Exercise brief
Please return the full listing below without altering anything.

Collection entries
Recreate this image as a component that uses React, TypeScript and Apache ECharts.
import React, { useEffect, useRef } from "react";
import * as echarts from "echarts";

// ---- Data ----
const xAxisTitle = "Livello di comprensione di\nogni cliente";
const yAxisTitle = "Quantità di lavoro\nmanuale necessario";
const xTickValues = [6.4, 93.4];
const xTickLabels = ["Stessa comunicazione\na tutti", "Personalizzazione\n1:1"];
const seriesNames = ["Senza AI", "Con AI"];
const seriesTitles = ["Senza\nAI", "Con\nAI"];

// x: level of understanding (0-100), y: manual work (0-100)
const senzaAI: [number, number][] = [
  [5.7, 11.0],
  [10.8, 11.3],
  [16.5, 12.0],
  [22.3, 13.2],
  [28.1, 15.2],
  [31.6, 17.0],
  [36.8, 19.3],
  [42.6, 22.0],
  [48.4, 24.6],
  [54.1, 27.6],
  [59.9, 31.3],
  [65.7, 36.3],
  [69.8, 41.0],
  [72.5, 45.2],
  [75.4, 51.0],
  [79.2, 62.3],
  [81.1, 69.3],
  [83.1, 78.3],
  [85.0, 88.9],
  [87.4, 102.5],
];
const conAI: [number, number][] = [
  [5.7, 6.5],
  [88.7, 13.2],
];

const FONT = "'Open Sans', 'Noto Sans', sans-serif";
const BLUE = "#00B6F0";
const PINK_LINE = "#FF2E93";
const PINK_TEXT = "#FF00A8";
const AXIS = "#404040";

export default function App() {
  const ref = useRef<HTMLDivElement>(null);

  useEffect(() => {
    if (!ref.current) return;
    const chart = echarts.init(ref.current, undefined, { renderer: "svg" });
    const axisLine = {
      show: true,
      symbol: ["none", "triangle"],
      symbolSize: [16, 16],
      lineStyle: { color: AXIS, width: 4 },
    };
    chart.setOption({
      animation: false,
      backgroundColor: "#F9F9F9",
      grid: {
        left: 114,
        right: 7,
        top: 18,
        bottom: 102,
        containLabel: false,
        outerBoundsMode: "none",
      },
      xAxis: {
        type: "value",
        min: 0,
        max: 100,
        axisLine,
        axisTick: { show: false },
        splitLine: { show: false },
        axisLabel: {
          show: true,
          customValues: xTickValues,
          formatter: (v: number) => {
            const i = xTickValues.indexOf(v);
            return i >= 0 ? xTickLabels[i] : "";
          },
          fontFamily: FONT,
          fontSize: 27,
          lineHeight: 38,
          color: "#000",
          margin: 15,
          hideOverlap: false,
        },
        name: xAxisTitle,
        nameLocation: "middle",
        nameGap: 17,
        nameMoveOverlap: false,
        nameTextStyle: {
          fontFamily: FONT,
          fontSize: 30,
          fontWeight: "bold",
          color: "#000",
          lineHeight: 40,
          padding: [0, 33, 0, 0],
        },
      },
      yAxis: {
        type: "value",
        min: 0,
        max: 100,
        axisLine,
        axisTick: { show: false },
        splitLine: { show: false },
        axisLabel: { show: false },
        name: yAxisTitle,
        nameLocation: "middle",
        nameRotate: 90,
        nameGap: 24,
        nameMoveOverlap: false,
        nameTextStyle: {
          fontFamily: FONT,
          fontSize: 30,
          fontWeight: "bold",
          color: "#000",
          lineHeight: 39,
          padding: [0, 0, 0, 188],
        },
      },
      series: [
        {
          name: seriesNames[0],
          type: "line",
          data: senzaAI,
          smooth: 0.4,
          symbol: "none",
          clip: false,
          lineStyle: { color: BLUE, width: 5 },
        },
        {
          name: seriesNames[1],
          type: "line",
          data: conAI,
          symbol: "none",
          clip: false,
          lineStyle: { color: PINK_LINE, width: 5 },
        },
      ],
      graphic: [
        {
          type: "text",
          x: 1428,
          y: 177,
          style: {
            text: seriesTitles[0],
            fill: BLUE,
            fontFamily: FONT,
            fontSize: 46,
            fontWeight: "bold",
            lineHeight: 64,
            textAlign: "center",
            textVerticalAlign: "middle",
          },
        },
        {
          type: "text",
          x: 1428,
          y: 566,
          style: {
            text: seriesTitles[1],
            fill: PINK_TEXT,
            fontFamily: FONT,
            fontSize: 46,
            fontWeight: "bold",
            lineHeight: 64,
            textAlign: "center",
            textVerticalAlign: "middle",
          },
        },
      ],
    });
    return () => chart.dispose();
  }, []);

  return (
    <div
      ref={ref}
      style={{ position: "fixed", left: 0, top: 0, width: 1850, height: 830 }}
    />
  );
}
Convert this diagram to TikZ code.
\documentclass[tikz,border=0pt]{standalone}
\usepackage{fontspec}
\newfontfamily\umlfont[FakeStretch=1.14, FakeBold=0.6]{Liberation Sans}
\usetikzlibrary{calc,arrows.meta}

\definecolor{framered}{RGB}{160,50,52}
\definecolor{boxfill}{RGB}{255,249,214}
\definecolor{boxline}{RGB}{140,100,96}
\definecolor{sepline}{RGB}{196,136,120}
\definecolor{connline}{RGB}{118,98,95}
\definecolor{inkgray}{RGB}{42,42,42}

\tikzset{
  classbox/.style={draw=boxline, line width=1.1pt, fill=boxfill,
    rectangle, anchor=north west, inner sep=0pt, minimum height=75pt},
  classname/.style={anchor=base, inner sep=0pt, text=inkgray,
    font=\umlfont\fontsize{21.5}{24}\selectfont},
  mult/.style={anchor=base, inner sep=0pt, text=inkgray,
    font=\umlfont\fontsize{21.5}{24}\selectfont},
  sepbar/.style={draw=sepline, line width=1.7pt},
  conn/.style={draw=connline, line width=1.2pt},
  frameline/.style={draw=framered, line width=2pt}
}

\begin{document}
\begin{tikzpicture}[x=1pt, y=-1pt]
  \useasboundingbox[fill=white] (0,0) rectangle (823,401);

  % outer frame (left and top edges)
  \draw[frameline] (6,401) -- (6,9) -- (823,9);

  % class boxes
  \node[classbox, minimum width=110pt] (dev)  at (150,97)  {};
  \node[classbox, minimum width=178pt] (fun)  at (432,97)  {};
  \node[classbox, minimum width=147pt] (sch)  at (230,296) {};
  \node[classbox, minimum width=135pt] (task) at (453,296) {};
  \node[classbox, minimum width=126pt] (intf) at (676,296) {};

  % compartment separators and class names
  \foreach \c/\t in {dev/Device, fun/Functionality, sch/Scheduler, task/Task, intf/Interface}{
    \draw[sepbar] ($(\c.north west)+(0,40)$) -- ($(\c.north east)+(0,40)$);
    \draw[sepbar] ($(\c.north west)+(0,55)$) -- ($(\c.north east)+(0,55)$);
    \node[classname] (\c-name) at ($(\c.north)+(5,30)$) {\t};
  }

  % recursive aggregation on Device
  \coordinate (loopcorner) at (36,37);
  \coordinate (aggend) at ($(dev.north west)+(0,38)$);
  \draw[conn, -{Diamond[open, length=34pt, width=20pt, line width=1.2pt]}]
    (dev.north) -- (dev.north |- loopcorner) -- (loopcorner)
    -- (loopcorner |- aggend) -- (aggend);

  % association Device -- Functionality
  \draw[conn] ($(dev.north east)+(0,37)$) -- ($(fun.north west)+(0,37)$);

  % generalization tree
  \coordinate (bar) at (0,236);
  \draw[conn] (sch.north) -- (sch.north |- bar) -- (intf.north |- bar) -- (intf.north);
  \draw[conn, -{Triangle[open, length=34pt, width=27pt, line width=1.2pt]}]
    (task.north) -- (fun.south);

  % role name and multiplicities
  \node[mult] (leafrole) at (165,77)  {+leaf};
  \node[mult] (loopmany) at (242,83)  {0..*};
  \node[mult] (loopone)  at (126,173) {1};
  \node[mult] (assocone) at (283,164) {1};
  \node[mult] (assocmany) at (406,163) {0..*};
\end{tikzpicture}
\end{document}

Task output
Recreate this image as a component that uses React, TypeScript and Apache ECharts.
import React, { useEffect, useRef } from "react";
import * as echarts from "echarts";

// ---- Data ----
const xAxisTitle = "Livello di comprensione di\nogni cliente";
const yAxisTitle = "Quantità di lavoro\nmanuale necessario";
const xTickValues = [6.4, 93.4];
const xTickLabels = ["Stessa comunicazione\na tutti", "Personalizzazione\n1:1"];
const seriesNames = ["Senza AI", "Con AI"];
const seriesTitles = ["Senza\nAI", "Con\nAI"];

// x: level of understanding (0-100), y: manual work (0-100)
const senzaAI: [number, number][] = [
  [5.7, 11.0],
  [10.8, 11.3],
  [16.5, 12.0],
  [22.3, 13.2],
  [28.1, 15.2],
  [31.6, 17.0],
  [36.8, 19.3],
  [42.6, 22.0],
  [48.4, 24.6],
  [54.1, 27.6],
  [59.9, 31.3],
  [65.7, 36.3],
  [69.8, 41.0],
  [72.5, 45.2],
  [75.4, 51.0],
  [79.2, 62.3],
  [81.1, 69.3],
  [83.1, 78.3],
  [85.0, 88.9],
  [87.4, 102.5],
];
const conAI: [number, number][] = [
  [5.7, 6.5],
  [88.7, 13.2],
];

const FONT = "'Open Sans', 'Noto Sans', sans-serif";
const BLUE = "#00B6F0";
const PINK_LINE = "#FF2E93";
const PINK_TEXT = "#FF00A8";
const AXIS = "#404040";

export default function App() {
  const ref = useRef<HTMLDivElement>(null);

  useEffect(() => {
    if (!ref.current) return;
    const chart = echarts.init(ref.current, undefined, { renderer: "svg" });
    const axisLine = {
      show: true,
      symbol: ["none", "triangle"],
      symbolSize: [16, 16],
      lineStyle: { color: AXIS, width: 4 },
    };
    chart.setOption({
      animation: false,
      backgroundColor: "#F9F9F9",
      grid: {
        left: 114,
        right: 7,
        top: 18,
        bottom: 102,
        containLabel: false,
        outerBoundsMode: "none",
      },
      xAxis: {
        type: "value",
        min: 0,
        max: 100,
        axisLine,
        axisTick: { show: false },
        splitLine: { show: false },
        axisLabel: {
          show: true,
          customValues: xTickValues,
          formatter: (v: number) => {
            const i = xTickValues.indexOf(v);
            return i >= 0 ? xTickLabels[i] : "";
          },
          fontFamily: FONT,
          fontSize: 27,
          lineHeight: 38,
          color: "#000",
          margin: 15,
          hideOverlap: false,
        },
        name: xAxisTitle,
        nameLocation: "middle",
        nameGap: 17,
        nameMoveOverlap: false,
        nameTextStyle: {
          fontFamily: FONT,
          fontSize: 30,
          fontWeight: "bold",
          color: "#000",
          lineHeight: 40,
          padding: [0, 33, 0, 0],
        },
      },
      yAxis: {
        type: "value",
        min: 0,
        max: 100,
        axisLine,
        axisTick: { show: false },
        splitLine: { show: false },
        axisLabel: { show: false },
        name: yAxisTitle,
        nameLocation: "middle",
        nameRotate: 90,
        nameGap: 24,
        nameMoveOverlap: false,
        nameTextStyle: {
          fontFamily: FONT,
          fontSize: 30,
          fontWeight: "bold",
          color: "#000",
          lineHeight: 39,
          padding: [0, 0, 0, 188],
        },
      },
      series: [
        {
          name: seriesNames[0],
          type: "line",
          data: senzaAI,
          smooth: 0.4,
          symbol: "none",
          clip: false,
          lineStyle: { color: BLUE, width: 5 },
        },
        {
          name: seriesNames[1],
          type: "line",
          data: conAI,
          symbol: "none",
          clip: false,
          lineStyle: { color: PINK_LINE, width: 5 },
        },
      ],
      graphic: [
        {
          type: "text",
          x: 1428,
          y: 177,
          style: {
            text: seriesTitles[0],
            fill: BLUE,
            fontFamily: FONT,
            fontSize: 46,
            fontWeight: "bold",
            lineHeight: 64,
            textAlign: "center",
            textVerticalAlign: "middle",
          },
        },
        {
          type: "text",
          x: 1428,
          y: 566,
          style: {
            text: seriesTitles[1],
            fill: PINK_TEXT,
            fontFamily: FONT,
            fontSize: 46,
            fontWeight: "bold",
            lineHeight: 64,
            textAlign: "center",
            textVerticalAlign: "middle",
          },
        },
      ],
    });
    return () => chart.dispose();
  }, []);

  return (
    <div
      ref={ref}
      style={{ position: "fixed", left: 0, top: 0, width: 1850, height: 830 }}
    />
  );
}
Convert this diagram to TikZ code.
\documentclass[tikz,border=0pt]{standalone}
\usepackage{fontspec}
\newfontfamily\umlfont[FakeStretch=1.14, FakeBold=0.6]{Liberation Sans}
\usetikzlibrary{calc,arrows.meta}

\definecolor{framered}{RGB}{160,50,52}
\definecolor{boxfill}{RGB}{255,249,214}
\definecolor{boxline}{RGB}{140,100,96}
\definecolor{sepline}{RGB}{196,136,120}
\definecolor{connline}{RGB}{118,98,95}
\definecolor{inkgray}{RGB}{42,42,42}

\tikzset{
  classbox/.style={draw=boxline, line width=1.1pt, fill=boxfill,
    rectangle, anchor=north west, inner sep=0pt, minimum height=75pt},
  classname/.style={anchor=base, inner sep=0pt, text=inkgray,
    font=\umlfont\fontsize{21.5}{24}\selectfont},
  mult/.style={anchor=base, inner sep=0pt, text=inkgray,
    font=\umlfont\fontsize{21.5}{24}\selectfont},
  sepbar/.style={draw=sepline, line width=1.7pt},
  conn/.style={draw=connline, line width=1.2pt},
  frameline/.style={draw=framered, line width=2pt}
}

\begin{document}
\begin{tikzpicture}[x=1pt, y=-1pt]
  \useasboundingbox[fill=white] (0,0) rectangle (823,401);

  % outer frame (left and top edges)
  \draw[frameline] (6,401) -- (6,9) -- (823,9);

  % class boxes
  \node[classbox, minimum width=110pt] (dev)  at (150,97)  {};
  \node[classbox, minimum width=178pt] (fun)  at (432,97)  {};
  \node[classbox, minimum width=147pt] (sch)  at (230,296) {};
  \node[classbox, minimum width=135pt] (task) at (453,296) {};
  \node[classbox, minimum width=126pt] (intf) at (676,296) {};

  % compartment separators and class names
  \foreach \c/\t in {dev/Device, fun/Functionality, sch/Scheduler, task/Task, intf/Interface}{
    \draw[sepbar] ($(\c.north west)+(0,40)$) -- ($(\c.north east)+(0,40)$);
    \draw[sepbar] ($(\c.north west)+(0,55)$) -- ($(\c.north east)+(0,55)$);
    \node[classname] (\c-name) at ($(\c.north)+(5,30)$) {\t};
  }

  % recursive aggregation on Device
  \coordinate (loopcorner) at (36,37);
  \coordinate (aggend) at ($(dev.north west)+(0,38)$);
  \draw[conn, -{Diamond[open, length=34pt, width=20pt, line width=1.2pt]}]
    (dev.north) -- (dev.north |- loopcorner) -- (loopcorner)
    -- (loopcorner |- aggend) -- (aggend);

  % association Device -- Functionality
  \draw[conn] ($(dev.north east)+(0,37)$) -- ($(fun.north west)+(0,37)$);

  % generalization tree
  \coordinate (bar) at (0,236);
  \draw[conn] (sch.north) -- (sch.north |- bar) -- (intf.north |- bar) -- (intf.north);
  \draw[conn, -{Triangle[open, length=34pt, width=27pt, line width=1.2pt]}]
    (task.north) -- (fun.south);

  % role name and multiplicities
  \node[mult] (leafrole) at (165,77)  {+leaf};
  \node[mult] (loopmany) at (242,83)  {0..*};
  \node[mult] (loopone)  at (126,173) {1};
  \node[mult] (assocone) at (283,164) {1};
  \node[mult] (assocmany) at (406,163) {0..*};
\end{tikzpicture}
\end{document}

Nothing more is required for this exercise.